October 15, 2000|By Pat O'Malley | Pat O'Malley,SUN STAFF
With a 28-7 victory over Arundel (1-5) on Friday night, the Chesapeake Cougars evened their overall football record at 3-3 and put themselves in position for the first winning season in Tom Kraning's 13 years as coach.
Three of the four games left on the Cougars' schedule are winnable: No. 9 Old Mill (5-1), Severna Park (2-4), South River (0-6) and neighborhood rival Northeast (4-2).
A 6-4 record would equal the only winning season in the 24 years of Cougars football, set in 1985 under Denis Schanberger.
Going to the ancient single-wing offense last season under the urging of JV coach Jim Simms changed the Cougars fortunes.
The Cougars rolled up a county all-time second-best 457 rushing yards last week in a 35-28 loss to North County, had 289 on the ground against Arundel, the latter total close to their season average.
Records department
North County quarterback Mike Pfisterer is the state's public school career record holder for touchdown passes (57) and yards passing (5,666).

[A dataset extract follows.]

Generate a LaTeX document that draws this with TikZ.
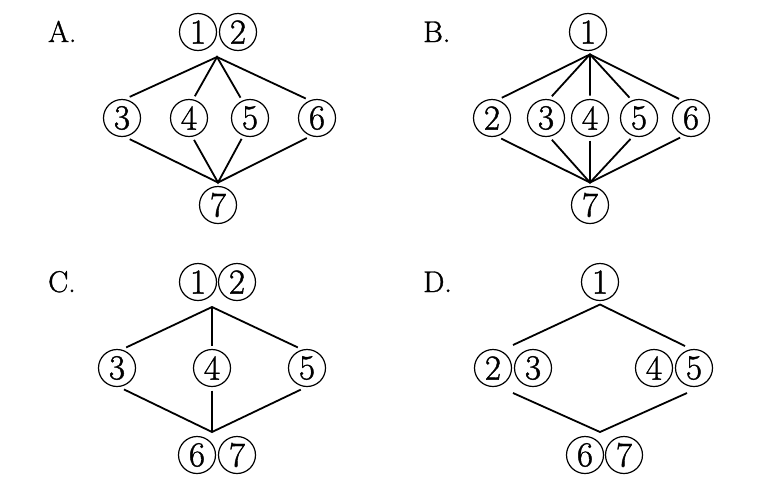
\documentclass[tikz,border=0pt]{standalone}
\usepackage{fontspec}
\setmainfont{Latin Modern Roman}[FakeBold=1.2]
\begin{document}
\begin{tikzpicture}[x=1pt,y=-1pt,
  cn/.style={circle,draw,line width=1.2pt,minimum size=37pt,inner sep=0pt,outer sep=4pt,font=\fontsize{35}{35}\selectfont},
  lbl/.style={anchor=base west,inner sep=0pt,font=\fontsize{30}{30}\selectfont},
  edge/.style={line width=1.8pt}]
\useasboundingbox[fill=white] (0,0) rectangle (765,493);
% ---------- A ----------
\node[lbl] (la) at (48,42) {A.};
\node[cn] (a1) at (198,32) {1};
\node[cn] (a2) at (238,32) {2};
\node[cn] (a3) at (122,118) {3};
\node[cn] (a4) at (189,118) {4};
\node[cn] (a5) at (250,118) {5};
\node[cn] (a6) at (317,118) {6};
\node[cn] (a7) at (218,205) {7};
\coordinate (at) at (217,57);
\draw[edge] (a3.70) -- (at) -- (a6.120);
\draw[edge] (a4.75) -- (at) -- (a5.115);
\draw[edge] (a3.-70) -- (a7.90) -- (a6.-117);
\draw[edge] (a4.-77) -- (a7.90) -- (a5.-112);
% ---------- B ----------
\node[lbl] (lb) at (423,42) {B.};
\node[cn] (b1) at (588,32) {1};
\node[cn] (b2) at (492,118) {2};
\node[cn] (b3) at (546,118) {3};
\node[cn] (b4) at (590,118) {4};
\node[cn] (b5) at (639,118) {5};
\node[cn] (b6) at (691,118) {6};
\node[cn] (b7) at (590,205) {7};
\draw[edge] (b2.64) -- (b1.-85) -- (b6.122);
\draw[edge] (b3.75) -- (b1.-85) -- (b5.115);
\draw[edge] (b4.90) -- (b1.-85);
\draw[edge] (b2.-66) -- (b7.90) -- (b6.-119);
\draw[edge] (b3.-75) -- (b7.90) -- (b5.-112);
\draw[edge] (b4.-90) -- (b7.90);
% ---------- C ----------
\node[lbl] (lc) at (48,292) {C.};
\node[cn] (c1) at (198,282) {1};
\node[cn] (c2) at (237,282) {2};
\node[cn] (c3) at (117,368) {3};
\node[cn] (c4) at (212,368) {4};
\node[cn] (c5) at (307,368) {5};
\node[cn] (c6) at (197,455) {6};
\node[cn] (c7) at (237,455) {7};
\coordinate (ct) at (212,307);
\coordinate (cb) at (212,432);
\draw[edge] (c3.66) -- (ct) -- (c5.114);
\draw[edge] (c4.90) -- (ct);
\draw[edge] (c3.-72) -- (cb) -- (c5.-106);
\draw[edge] (c4.-90) -- (cb);
% ---------- D ----------
\node[lbl] (ld) at (423,292) {D.};
\node[cn] (d1) at (600,282) {1};
\node[cn] (d2) at (493,368) {2};
\node[cn] (d3) at (533,368) {3};
\node[cn] (d4) at (654,368) {4};
\node[cn] (d5) at (694,368) {5};
\node[cn] (d6) at (585,455) {6};
\node[cn] (d7) at (624,455) {7};
\coordinate (dl) at (513,345);
\coordinate (dr) at (685,346);
\coordinate (dlb) at (513,393);
\coordinate (drb) at (687,393);
\coordinate (db) at (600,432);
\draw[edge] (dl) -- (d1.-90) -- (dr);
\draw[edge] (dlb) -- (db) -- (drb);
\end{tikzpicture}
\end{document}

Pfisterer threw for 109 yards and one touchdown pass in Friday's 30-27 loss to Southern-AA (2-4).
North County (3-3) has four regular-season games left, and Pfisterer would have to average about three scoring passes and 156 yards to break the overall Maryland records 67 career touchdown passes by John Carroll's Al Neville (1967-69) and the career yards passing milestone of 6,286 by Lucas Phillips of Mount St. Joseph (1993-96).
McDonogh's Bobby Sabelhaus (1992-94)is sandwiched in between with 5,826 yards.
In Southern's upset victory over North County, the first ever for the Bulldogs, senior back Brian Holland ran for a school record 285 yards on 32 carries and scored three touchdowns. Holland eclipsed the Southern record 272 yards by Joe Tongue, who had five touchdowns that night against Great Mills in 1982.
Sideliners
Severna Park's senior linebacker-running back Todd Soroka showed why he was an All-County linebacker last year in his team's 38-14 loss at archrival and 10th-ranked Annapolis (5-1) on Friday night. The 5-foot-10, 180-pound Soroka was all over the field making tackles and keeping the Falcons (2-4) close until the final period when Annapolis pulled away from a 24-14 lead.
Another bright spot for the Falcons was the play of junior quarterback-defensive back Brian Burns, who rarely came off the field. Burns was 9-for-21 passing for 81 yards, with Austin Horn grabbing five for more than 50 yards, and the former picked off an pass.
Cardinal Gibbons running back Hassan Muhammad, the metro area's leading rusher and scorer with 1,241 yards and 20 TDs for 120 points and 1,523 all-purpose yards, lives in Hanover, which is in the Meade district. Honored by Fox 45 TV this week as its Prep Player of the week, Muhammad is one of several Anne Arundel County residents playing for the Crusaders.
One other county resident playing for Gibbons is wide-out Rocky Brown, who transferred last year as a junior from Old Mill. Brown is among the metro area's top receivers with 14 catches for 207 yards and a touchdown. At defensive end, Brown has 50 tackles and 13 sacks.
Arundel's Jessica Collins, who last year played on the Wildcats' 4A state champion girls basketball team as a freshman, tore the anterior cruciate ligament in her right leg during a summer national tournament. But she has told coach Lee Rogers she will not miss any time this season.
"Jessica said she's going to be ready in November and you have to believe her as hard as she has been rehabbing," Rogers said.
Collins, a 5-foot-6 guard, is wearing a brace on her leg and was seen getting around pretty good as a spectator at Tuesday's Severna Park at Arundel volleyball match.